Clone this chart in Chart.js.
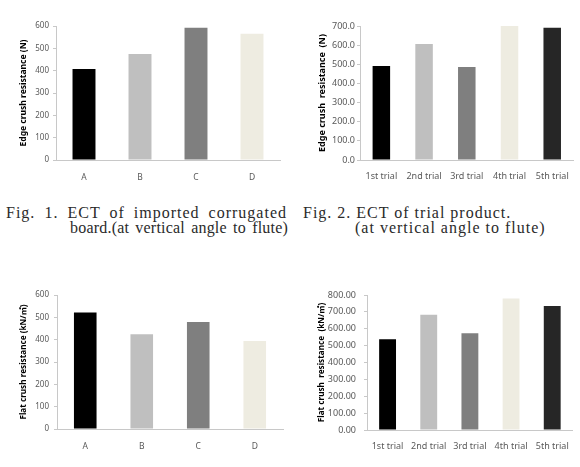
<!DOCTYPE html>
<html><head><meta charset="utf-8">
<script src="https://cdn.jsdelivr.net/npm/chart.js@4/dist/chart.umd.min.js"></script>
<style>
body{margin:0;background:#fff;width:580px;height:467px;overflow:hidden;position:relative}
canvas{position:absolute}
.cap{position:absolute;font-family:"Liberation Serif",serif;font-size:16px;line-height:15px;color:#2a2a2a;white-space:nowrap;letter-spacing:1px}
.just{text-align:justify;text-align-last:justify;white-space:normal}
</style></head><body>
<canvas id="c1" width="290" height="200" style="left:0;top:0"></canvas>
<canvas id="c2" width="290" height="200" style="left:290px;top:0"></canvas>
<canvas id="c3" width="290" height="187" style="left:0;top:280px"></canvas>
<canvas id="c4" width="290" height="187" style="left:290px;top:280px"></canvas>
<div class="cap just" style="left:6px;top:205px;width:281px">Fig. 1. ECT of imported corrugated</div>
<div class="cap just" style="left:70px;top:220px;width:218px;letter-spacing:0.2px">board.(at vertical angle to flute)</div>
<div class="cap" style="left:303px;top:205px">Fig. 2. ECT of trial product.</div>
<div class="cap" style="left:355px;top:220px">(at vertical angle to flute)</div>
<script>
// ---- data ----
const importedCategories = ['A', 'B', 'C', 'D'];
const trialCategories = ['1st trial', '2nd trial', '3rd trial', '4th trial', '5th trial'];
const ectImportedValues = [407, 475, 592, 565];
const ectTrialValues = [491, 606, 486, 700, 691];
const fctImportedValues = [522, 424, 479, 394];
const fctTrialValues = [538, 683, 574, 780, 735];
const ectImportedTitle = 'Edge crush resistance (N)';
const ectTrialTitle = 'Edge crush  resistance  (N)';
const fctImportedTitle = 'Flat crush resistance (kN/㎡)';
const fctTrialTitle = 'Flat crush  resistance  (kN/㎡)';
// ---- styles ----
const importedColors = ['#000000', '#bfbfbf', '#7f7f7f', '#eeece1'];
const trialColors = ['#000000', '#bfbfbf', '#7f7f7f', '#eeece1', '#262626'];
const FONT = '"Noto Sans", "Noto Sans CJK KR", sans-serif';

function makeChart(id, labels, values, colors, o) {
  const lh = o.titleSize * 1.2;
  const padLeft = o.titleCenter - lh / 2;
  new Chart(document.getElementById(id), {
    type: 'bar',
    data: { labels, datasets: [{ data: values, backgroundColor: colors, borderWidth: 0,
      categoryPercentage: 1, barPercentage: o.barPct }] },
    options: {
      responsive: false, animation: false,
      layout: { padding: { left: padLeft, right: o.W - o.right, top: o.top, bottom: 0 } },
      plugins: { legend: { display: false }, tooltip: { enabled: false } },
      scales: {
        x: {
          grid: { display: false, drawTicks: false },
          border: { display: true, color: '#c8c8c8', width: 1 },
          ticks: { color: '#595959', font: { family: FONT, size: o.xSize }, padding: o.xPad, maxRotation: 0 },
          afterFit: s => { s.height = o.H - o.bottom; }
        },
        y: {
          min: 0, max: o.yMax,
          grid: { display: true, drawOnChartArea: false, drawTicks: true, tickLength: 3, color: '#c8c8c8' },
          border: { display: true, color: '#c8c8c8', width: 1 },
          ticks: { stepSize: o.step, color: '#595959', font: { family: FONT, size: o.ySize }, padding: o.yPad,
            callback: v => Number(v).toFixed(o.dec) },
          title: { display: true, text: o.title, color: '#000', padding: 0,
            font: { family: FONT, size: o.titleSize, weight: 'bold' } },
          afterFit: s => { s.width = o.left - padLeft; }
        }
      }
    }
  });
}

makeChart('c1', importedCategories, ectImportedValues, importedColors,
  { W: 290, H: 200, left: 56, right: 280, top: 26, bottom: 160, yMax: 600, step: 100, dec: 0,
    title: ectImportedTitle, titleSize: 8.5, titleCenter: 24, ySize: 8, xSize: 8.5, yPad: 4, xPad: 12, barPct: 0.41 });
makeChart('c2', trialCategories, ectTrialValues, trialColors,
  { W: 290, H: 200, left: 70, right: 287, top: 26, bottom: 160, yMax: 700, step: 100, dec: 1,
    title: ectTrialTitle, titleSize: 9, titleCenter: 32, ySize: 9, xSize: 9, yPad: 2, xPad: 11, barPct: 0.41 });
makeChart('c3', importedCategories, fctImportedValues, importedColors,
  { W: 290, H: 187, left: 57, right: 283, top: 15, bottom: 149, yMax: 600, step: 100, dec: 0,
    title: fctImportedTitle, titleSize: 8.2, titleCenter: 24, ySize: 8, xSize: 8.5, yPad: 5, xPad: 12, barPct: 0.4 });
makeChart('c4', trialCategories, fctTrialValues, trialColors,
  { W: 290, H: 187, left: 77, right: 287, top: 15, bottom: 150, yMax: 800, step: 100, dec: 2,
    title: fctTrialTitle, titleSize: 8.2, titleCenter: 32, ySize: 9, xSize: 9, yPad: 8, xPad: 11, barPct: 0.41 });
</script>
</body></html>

___

EXERCISE DIRECTIONS
Quote each line of the listing exactly, but leave the pictures out.

CORRECT RESULT
Clone this chart in Chart.js.
<!DOCTYPE html>
<html><head><meta charset="utf-8">
<script src="https://cdn.jsdelivr.net/npm/chart.js@4/dist/chart.umd.min.js"></script>
<style>
body{margin:0;background:#fff;width:580px;height:467px;overflow:hidden;position:relative}
canvas{position:absolute}
.cap{position:absolute;font-family:"Liberation Serif",serif;font-size:16px;line-height:15px;color:#2a2a2a;white-space:nowrap;letter-spacing:1px}
.just{text-align:justify;text-align-last:justify;white-space:normal}
</style></head><body>
<canvas id="c1" width="290" height="200" style="left:0;top:0"></canvas>
<canvas id="c2" width="290" height="200" style="left:290px;top:0"></canvas>
<canvas id="c3" width="290" height="187" style="left:0;top:280px"></canvas>
<canvas id="c4" width="290" height="187" style="left:290px;top:280px"></canvas>
<div class="cap just" style="left:6px;top:205px;width:281px">Fig. 1. ECT of imported corrugated</div>
<div class="cap just" style="left:70px;top:220px;width:218px;letter-spacing:0.2px">board.(at vertical angle to flute)</div>
<div class="cap" style="left:303px;top:205px">Fig. 2. ECT of trial product.</div>
<div class="cap" style="left:355px;top:220px">(at vertical angle to flute)</div>
<script>
// ---- data ----
const importedCategories = ['A', 'B', 'C', 'D'];
const trialCategories = ['1st trial', '2nd trial', '3rd trial', '4th trial', '5th trial'];
const ectImportedValues = [407, 475, 592, 565];
const ectTrialValues = [491, 606, 486, 700, 691];
const fctImportedValues = [522, 424, 479, 394];
const fctTrialValues = [538, 683, 574, 780, 735];
const ectImportedTitle = 'Edge crush resistance (N)';
const ectTrialTitle = 'Edge crush  resistance  (N)';
const fctImportedTitle = 'Flat crush resistance (kN/㎡)';
const fctTrialTitle = 'Flat crush  resistance  (kN/㎡)';
// ---- styles ----
const importedColors = ['#000000', '#bfbfbf', '#7f7f7f', '#eeece1'];
const trialColors = ['#000000', '#bfbfbf', '#7f7f7f', '#eeece1', '#262626'];
const FONT = '"Noto Sans", "Noto Sans CJK KR", sans-serif';

function makeChart(id, labels, values, colors, o) {
  const lh = o.titleSize * 1.2;
  const padLeft = o.titleCenter - lh / 2;
  new Chart(document.getElementById(id), {
    type: 'bar',
    data: { labels, datasets: [{ data: values, backgroundColor: colors, borderWidth: 0,
      categoryPercentage: 1, barPercentage: o.barPct }] },
    options: {
      responsive: false, animation: false,
      layout: { padding: { left: padLeft, right: o.W - o.right, top: o.top, bottom: 0 } },
      plugins: { legend: { display: false }, tooltip: { enabled: false } },
      scales: {
        x: {
          grid: { display: false, drawTicks: false },
          border: { display: true, color: '#c8c8c8', width: 1 },
          ticks: { color: '#595959', font: { family: FONT, size: o.xSize }, padding: o.xPad, maxRotation: 0 },
          afterFit: s => { s.height = o.H - o.bottom; }
        },
        y: {
          min: 0, max: o.yMax,
          grid: { display: true, drawOnChartArea: false, drawTicks: true, tickLength: 3, color: '#c8c8c8' },
          border: { display: true, color: '#c8c8c8', width: 1 },
          ticks: { stepSize: o.step, color: '#595959', font: { family: FONT, size: o.ySize }, padding: o.yPad,
            callback: v => Number(v).toFixed(o.dec) },
          title: { display: true, text: o.title, color: '#000', padding: 0,
            font: { family: FONT, size: o.titleSize, weight: 'bold' } },
          afterFit: s => { s.width = o.left - padLeft; }
        }
      }
    }
  });
}

makeChart('c1', importedCategories, ectImportedValues, importedColors,
  { W: 290, H: 200, left: 56, right: 280, top: 26, bottom: 160, yMax: 600, step: 100, dec: 0,
    title: ectImportedTitle, titleSize: 8.5, titleCenter: 24, ySize: 8, xSize: 8.5, yPad: 4, xPad: 12, barPct: 0.41 });
makeChart('c2', trialCategories, ectTrialValues, trialColors,
  { W: 290, H: 200, left: 70, right: 287, top: 26, bottom: 160, yMax: 700, step: 100, dec: 1,
    title: ectTrialTitle, titleSize: 9, titleCenter: 32, ySize: 9, xSize: 9, yPad: 2, xPad: 11, barPct: 0.41 });
makeChart('c3', importedCategories, fctImportedValues, importedColors,
  { W: 290, H: 187, left: 57, right: 283, top: 15, bottom: 149, yMax: 600, step: 100, dec: 0,
    title: fctImportedTitle, titleSize: 8.2, titleCenter: 24, ySize: 8, xSize: 8.5, yPad: 5, xPad: 12, barPct: 0.4 });
makeChart('c4', trialCategories, fctTrialValues, trialColors,
  { W: 290, H: 187, left: 77, right: 287, top: 15, bottom: 150, yMax: 800, step: 100, dec: 2,
    title: fctTrialTitle, titleSize: 8.2, titleCenter: 32, ySize: 9, xSize: 9, yPad: 8, xPad: 11, barPct: 0.41 });
</script>
</body></html>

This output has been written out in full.